# Aim of the exercise
Within the material below, locate the line with "Rebuild this chart" and the line with "import seaborn as sns", then return those two lines and all lines between them, exactly as written.

# Entries provided
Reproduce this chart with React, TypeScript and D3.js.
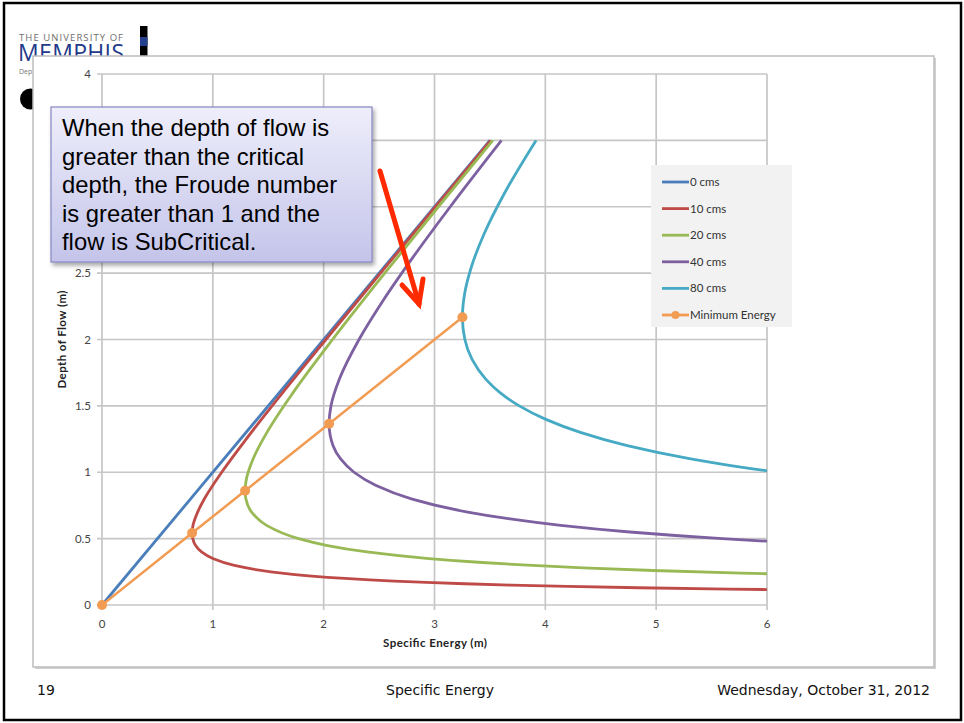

...

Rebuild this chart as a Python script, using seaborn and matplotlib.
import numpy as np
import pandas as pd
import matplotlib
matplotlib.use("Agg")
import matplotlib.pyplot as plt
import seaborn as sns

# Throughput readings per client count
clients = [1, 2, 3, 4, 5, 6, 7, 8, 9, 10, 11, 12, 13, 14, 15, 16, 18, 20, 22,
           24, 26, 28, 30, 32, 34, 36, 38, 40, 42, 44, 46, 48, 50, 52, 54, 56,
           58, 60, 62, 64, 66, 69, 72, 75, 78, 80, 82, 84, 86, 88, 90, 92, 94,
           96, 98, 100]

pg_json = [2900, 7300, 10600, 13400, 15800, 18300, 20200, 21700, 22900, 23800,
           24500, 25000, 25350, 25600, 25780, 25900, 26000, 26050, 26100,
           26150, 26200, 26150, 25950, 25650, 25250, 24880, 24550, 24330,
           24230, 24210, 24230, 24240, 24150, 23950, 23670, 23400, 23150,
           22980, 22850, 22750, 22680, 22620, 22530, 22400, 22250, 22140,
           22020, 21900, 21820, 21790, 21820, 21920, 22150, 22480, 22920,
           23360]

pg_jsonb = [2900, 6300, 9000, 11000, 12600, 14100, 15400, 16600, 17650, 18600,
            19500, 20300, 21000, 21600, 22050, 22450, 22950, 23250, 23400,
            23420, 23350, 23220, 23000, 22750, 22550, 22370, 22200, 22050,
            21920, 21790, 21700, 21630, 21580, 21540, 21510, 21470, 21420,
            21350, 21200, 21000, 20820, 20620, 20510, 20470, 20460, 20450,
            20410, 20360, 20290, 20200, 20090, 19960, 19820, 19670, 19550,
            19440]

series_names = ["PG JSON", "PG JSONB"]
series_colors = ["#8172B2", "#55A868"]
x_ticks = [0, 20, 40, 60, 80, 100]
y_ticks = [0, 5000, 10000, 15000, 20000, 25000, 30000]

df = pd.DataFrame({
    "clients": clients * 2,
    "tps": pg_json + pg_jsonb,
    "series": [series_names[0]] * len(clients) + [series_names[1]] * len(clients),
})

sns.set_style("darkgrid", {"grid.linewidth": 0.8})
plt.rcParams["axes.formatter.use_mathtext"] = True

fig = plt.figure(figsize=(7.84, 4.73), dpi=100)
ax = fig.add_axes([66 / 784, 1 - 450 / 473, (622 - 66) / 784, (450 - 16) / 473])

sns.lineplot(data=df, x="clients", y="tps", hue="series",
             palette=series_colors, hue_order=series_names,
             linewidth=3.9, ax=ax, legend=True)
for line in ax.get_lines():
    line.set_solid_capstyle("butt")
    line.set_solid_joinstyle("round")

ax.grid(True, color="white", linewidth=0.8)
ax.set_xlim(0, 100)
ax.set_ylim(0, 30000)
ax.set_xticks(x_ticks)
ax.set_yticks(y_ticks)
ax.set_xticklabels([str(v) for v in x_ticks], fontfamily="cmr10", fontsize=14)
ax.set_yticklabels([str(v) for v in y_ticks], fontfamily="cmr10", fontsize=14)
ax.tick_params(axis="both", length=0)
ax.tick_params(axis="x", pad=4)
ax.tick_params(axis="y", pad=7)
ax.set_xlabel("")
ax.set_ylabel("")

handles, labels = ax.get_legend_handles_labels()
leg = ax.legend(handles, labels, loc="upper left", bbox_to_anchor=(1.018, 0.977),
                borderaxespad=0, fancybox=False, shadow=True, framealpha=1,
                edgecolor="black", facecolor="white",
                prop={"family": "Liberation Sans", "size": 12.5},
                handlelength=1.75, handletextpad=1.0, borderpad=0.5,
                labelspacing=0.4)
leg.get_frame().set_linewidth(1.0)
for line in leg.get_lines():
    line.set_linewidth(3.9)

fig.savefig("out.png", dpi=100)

# Output for this task
Rebuild this chart as a Python script, using seaborn and matplotlib.
import numpy as np
import pandas as pd
import matplotlib
matplotlib.use("Agg")
import matplotlib.pyplot as plt
import seaborn as sns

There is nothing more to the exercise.